What is it about the touch of another human being that makes us throw caution to the wind, forget about any possible risks, and give in to a "night of passion" that generally turns out to be less than we had hoped for?
No matter how independent, self-reliant, and strong we are, sometimes there's a part of us that wants to self-destruct. Usually, after a traumatic experience, when we feel especially vulnerable, scared, and alone.
For me, it was the depression. The alcoholism. The isolation. Insurmountable health issues. Infidelity and the crushing amount of guilt that came with it. Losing dream jobs. And the devastating breakup with my fiancé and boyfriend/best friend of nine years.
I had never been very adventurous in the sexual department. But after my breakup, everything was up for grabs. I didn't care about myself, I didn't care if men respected me, and I didn't care about the risks involved. I didn't want to be alone. I wanted someone to distract me from my pain. And often times, they did. It wasn't worth the regret I felt afterward. But dating apps made everything (and everyone) so accessible and appealing, so my journey of self destruction continued.
Throughout every moment of these adventures, I was drinking. Wasted. Sometimes I'd see a guy multiple times, sometimes I'd never hear from them again. I often recounted stories of my struggles over and over, perhaps as an attempt to make sense of everything, somehow cope with my issues, and/or gain sympathy for problems I had mostly brought on myself.
I'd try to do damage control the next morning by downplaying my issues, saying things like, "Sorry about last night, I had a bit too much to drink!" or "I'm so embarrassed, I never drink that much!" Sometimes I went "psycho" if I never heard back from someone I'd been seeing.

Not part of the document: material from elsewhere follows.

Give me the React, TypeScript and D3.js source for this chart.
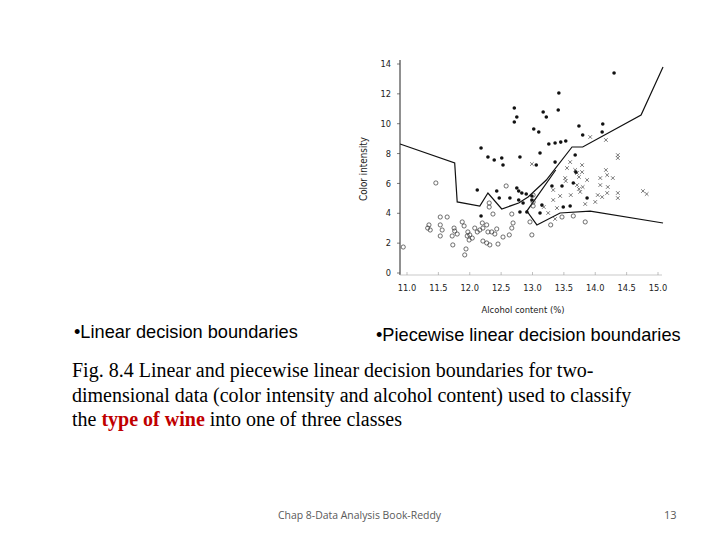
import React from "react";
import * as d3 from "d3";

// Class 1: filled dots [alcohol %, color intensity]
const classDots: [number, number][] = [
  [14.3, 13.4], [12.71, 11.05], [12.75, 10.45], [12.71, 10.11], [13.02, 9.65], [13.1, 9.44],
  [12.18, 8.37], [12.29, 7.77], [12.39, 7.57], [12.51, 7.7], [12.53, 7.23], [12.8, 7.77],
  [13.06, 7.23], [13.42, 12.06], [13.17, 10.78], [13.22, 10.45], [13.41, 10.92], [13.74, 9.85],
  [13.8, 9.24], [14.12, 9.98], [14.11, 9.44], [13.26, 8.64], [13.36, 8.71], [13.45, 8.77],
  [13.53, 8.84], [13.12, 8.04], [13.36, 7.43], [13.68, 7.9], [13.65, 6.03], [13.87, 5.02],
  [13.69, 6.76], [13.31, 5.83], [13.47, 5.83], [13.49, 4.42], [13.6, 4.49], [13.12, 4.02],
  [13.15, 4.55], [12.91, 4.09], [12.12, 5.56], [12.18, 3.82], [12.43, 5.49], [12.75, 5.69],
  [12.78, 5.49], [12.83, 5.36], [12.47, 5.02], [12.64, 5.02], [12.78, 4.89], [12.9, 5.29],
  [12.99, 5.16], [12.85, 4.69], [12.8, 4.09], [12.99, 4.89],
];

// Class 2: open circles
const classCircles: [number, number][] = [
  [11.46, 6.03], [10.94, 1.74], [11.53, 3.75], [11.64, 3.75], [11.35, 3.22], [11.33, 3.01],
  [11.37, 2.88], [11.53, 3.22], [11.56, 2.88], [11.53, 2.48], [11.75, 3.01], [11.76, 2.81],
  [11.8, 2.61], [11.72, 2.48], [11.88, 3.42], [11.91, 3.15], [11.97, 2.75], [12.0, 2.55],
  [12.04, 2.34], [11.96, 2.48], [12.08, 3.01], [12.12, 2.75], [12.16, 2.88], [11.99, 2.21],
  [11.73, 1.88], [11.94, 1.61], [11.92, 1.21], [12.2, 3.35], [12.58, 5.83], [12.31, 4.69],
  [12.31, 4.42], [12.37, 3.95], [12.67, 3.95], [13.01, 4.49], [12.96, 3.42], [12.27, 3.22],
  [12.21, 3.01], [12.29, 2.75], [12.35, 2.75], [12.4, 2.61], [12.43, 2.95], [12.53, 2.41],
  [12.63, 2.55], [12.67, 3.01], [12.69, 3.35], [12.99, 2.55], [12.21, 2.14], [12.27, 2.01],
  [12.32, 1.88], [12.45, 1.94], [13.01, 4.76], [13.29, 3.22], [13.47, 3.75], [13.65, 3.82],
  [13.84, 3.42], [13.01, 5.22],
];

// Class 3: crosses
const classCrosses: [number, number][] = [
  [13.92, 9.11], [14.17, 8.91], [14.36, 7.9], [14.36, 7.7], [12.99, 7.3], [13.6, 7.43],
  [13.79, 7.23], [13.55, 7.03], [13.68, 6.9], [13.79, 6.76], [13.71, 6.7], [14.17, 6.9],
  [14.19, 6.56], [13.52, 6.36], [13.74, 6.43], [14.28, 6.36], [14.08, 6.36], [13.71, 5.89],
  [13.74, 5.63], [13.8, 5.76], [13.87, 6.23], [14.08, 5.89], [14.2, 5.76], [14.19, 5.36],
  [14.36, 5.36], [14.36, 5.02], [14.76, 5.49], [14.82, 5.29], [14.11, 5.09], [13.84, 4.62],
  [14.0, 4.76], [14.04, 5.22], [13.44, 5.16], [13.61, 5.22], [13.33, 4.89], [13.18, 4.42],
  [13.25, 4.02], [13.39, 4.35], [13.33, 5.56], [13.76, 5.43], [13.36, 3.62], [13.53, 6.16],
];

// Piecewise linear decision boundaries
const upperBoundary: [number, number][] = [
  [10.89, 8.64], [11.76, 7.37], [11.8, 4.76], [12.16, 4.49], [12.29, 5.36], [12.51, 4.29],
  [12.78, 4.69], [12.93, 5.09], [13.22, 6.23], [13.63, 8.44], [13.8, 8.44], [14.73, 10.58],
  [15.08, 13.8],
];
const lowerBoundary: [number, number][] = [
  [13.37, 6.9], [12.91, 4.15], [13.07, 3.22], [13.44, 4.02], [13.92, 4.15], [15.08, 3.35],
];

const xTicks = [11.0, 11.5, 12.0, 12.5, 13.0, 13.5, 14.0, 14.5, 15.0];
const yTicks = [0, 2, 4, 6, 8, 10, 12, 14];

const labelLeft = "•Linear decision boundaries";
const labelRight = "•Piecewise linear decision boundaries";
const captionLines = [
  "Fig. 8.4 Linear and piecewise linear decision boundaries for two-",
  "dimensional data (color intensity and alcohol content) used to classify",
];
const footerText = "Chap 8-Data Analysis Book-Reddy";
const pageNumber = "13";

export default function App() {
  const x = d3.scaleLinear().domain([11, 15]).range([407, 658]);
  const y = d3.scaleLinear().domain([0, 14]).range([273, 64]);
  const line = d3
    .line<[number, number]>()
    .x((d) => x(d[0]))
    .y((d) => y(d[1]));
  const axisX = 400;
  const axisY = 275;
  const tickFont = "'DejaVu Sans Condensed', 'DejaVu Sans', sans-serif";

  return (
    <svg
      width={720}
      height={540}
      style={{ position: "absolute", left: 0, top: 0, background: "#fff" }}
    >
      <rect width={720} height={540} fill="#fff" />
      {/* axes */}
      <line x1={axisX} x2={axisX} y1={60} y2={axisY} stroke="#222" strokeWidth={1} />
      <line x1={axisX} x2={662} y1={axisY} y2={axisY} stroke="#bbb" strokeWidth={0.8} />
      {yTicks.map((t) => (
        <g key={"y" + t}>
          <line x1={axisX - 3} x2={axisX} y1={y(t)} y2={y(t)} stroke="#444" strokeWidth={0.7} />
          <text
            x={391}
            y={y(t) + 3.2}
            textAnchor="end"
            fontSize={9.2}
            fontFamily={tickFont}
            fill="#222"
          >
            {t}
          </text>
        </g>
      ))}
      {xTicks.map((t) => (
        <g key={"x" + t}>
          <line x1={x(t)} x2={x(t)} y1={axisY} y2={axisY - 3} stroke="#999" strokeWidth={0.6} />
          <text
            x={x(t)}
            y={291}
            textAnchor="middle"
            fontSize={9.2}
            fontFamily={tickFont}
            fill="#222"
          >
            {t.toFixed(1)}
          </text>
        </g>
      ))}
      <text
        transform={`translate(367,169) rotate(-90)`}
        textAnchor="middle"
        fontSize={9.8}
        fontFamily={tickFont}
        fill="#222"
      >
        Color intensity
      </text>
      <text
        x={523}
        y={313}
        textAnchor="middle"
        fontSize={9.4}
        fontFamily={tickFont}
        fill="#222"
      >
        Alcohol content (%)
      </text>

      {/* boundaries */}
      <path d={line(upperBoundary) || ""} fill="none" stroke="#111" strokeWidth={1.2} />
      <path d={line(lowerBoundary) || ""} fill="none" stroke="#111" strokeWidth={1.2} />

      {/* points */}
      {classCircles.map((d, i) => (
        <circle key={"c" + i} cx={x(d[0])} cy={y(d[1])} r={2.1} fill="none" stroke="#333" strokeWidth={0.7} />
      ))}
      {classCrosses.map((d, i) => {
        const cx = x(d[0]);
        const cy = y(d[1]);
        const s = 1.8;
        return (
          <path
            key={"x" + i}
            d={`M${cx - s},${cy - s}L${cx + s},${cy + s}M${cx - s},${cy + s}L${cx + s},${cy - s}`}
            stroke="#444"
            strokeWidth={0.7}
          />
        );
      })}
      {classDots.map((d, i) => (
        <circle key={"d" + i} cx={x(d[0])} cy={y(d[1])} r={1.8} fill="#111" />
      ))}

      {/* labels */}
      <text x={74} y={338} fontSize={18.2} fontFamily="'Liberation Sans', Arial, sans-serif" fill="#000">
        {labelLeft}
      </text>
      <text x={376} y={341} fontSize={18.2} fontFamily="'Liberation Sans', Arial, sans-serif" fill="#000">
        {labelRight}
      </text>
      {captionLines.map((l, i) => (
        <text
          key={"cap" + i}
          x={72}
          y={377 + i * 24.5}
          fontSize={20}
          fontFamily="'Liberation Serif', 'Times New Roman', serif"
          fill="#000"
        >
          {l}
        </text>
      ))}
      <text x={72} y={426} fontSize={20} fontFamily="'Liberation Serif', 'Times New Roman', serif" fill="#000">
        the{" "}
        <tspan fill="#c00000" fontWeight="bold">
          type of wine
        </tspan>{" "}
        into one of three classes
      </text>
      <text x={278} y={519} fontSize={11} fontFamily="'Open Sans', sans-serif" fill="#595959" textLength={163} lengthAdjust="spacingAndGlyphs">
        {footerText}
      </text>
      <text x={664} y={519} fontSize={11} fontFamily="'Open Sans', sans-serif" fill="#595959">
        {pageNumber}
      </text>
    </svg>
  );
}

Or I lied, saying my life had taken a drastic turn for the better just so a guy would want to see me again.
At my lowest point, I practically begged for their company, only to come across what would ultimately brand itself as a tired, clichéd message with the same all-encompassing theme: "I may have taken advantage of your mental state and vulnerability, but I'm really a great guy and want the best for you!" (i.e., "You're an amazing person and don't think this means I think any less of you. You should focus on getting better. Best of luck!") Never to be heard from again. I guess I don't really blame them. I was the one who put myself out there to be "taken advantage of" in the first place. After all, I was the crazy one.
However, these messages still bothered me. I was obviously intoxicated on dates. Significantly moreso than anyone I had met. Receiving some holier-than-thou BS message after they chose to have sloppy, drunk sex with me irritated me. Yet the less responses I received, the crazier it drove me. Ultimately, I was responsible for my own actions. But these experiences sent me spiraling into a deep, dark hole of depression, anger, pain, and hopelessness.
I knew I was a mess. But being dismissed so easily greatly affected my already low self-esteem. All I could think about was how messed up I was, and that I'd never find anyone who would want to be with me again. Which, in turn, contributed to the cycle of desperation.
Looking back, I feel utterly embarrassed and completely horrified. I felt pathetic. I still feel pathetic. It's nobody else's job to "save me" and it's crazy for me to expect that of anyone.
But I couldn't escape. It was a magnetic force that drew me to the next single guy available. I didn't care if he treated me like shit, called me a "cunt," or pushed me into a street. (True stories.) I wanted love and companionship. I wanted validation. I wanted to be accepted for who I was.
A few guys gave me cheesy books on the "journey to happiness" and New Age religious crap. To me, it was a blatant attempt to feel good about themselves while simultaneously giving me the boot. If they had really cared about my well-being, perhaps they would have checked in once or twice. But who has time for that when there's an avalanche of dating apps and the next available girl is only one swipe away? (And probably a lot more sane.)
Did I even truly like any of these guys? Maybe a few. Either way, rejection hurts any way you slice it. I knew deep down no one could fix me. I wanted to believe it anyway, to get some semblance of peace in my life.
I'm not religious, but I prayed anyway, pleading God to somehow make me "normal." I've always suffered from depression, but I had never imagined the depths of emotional pain I'd begin to feel on a regular basis -- it greeted me smugly every morning and haunted me every night.
I'm not proud of my actions and I can't rewrite the past. But I can break the cycle and make a choice everyday to try and love myself to the core instead of endlessly swiping away, wishing someone could "fix" my broken parts when I know the only person capable of doing that is myself.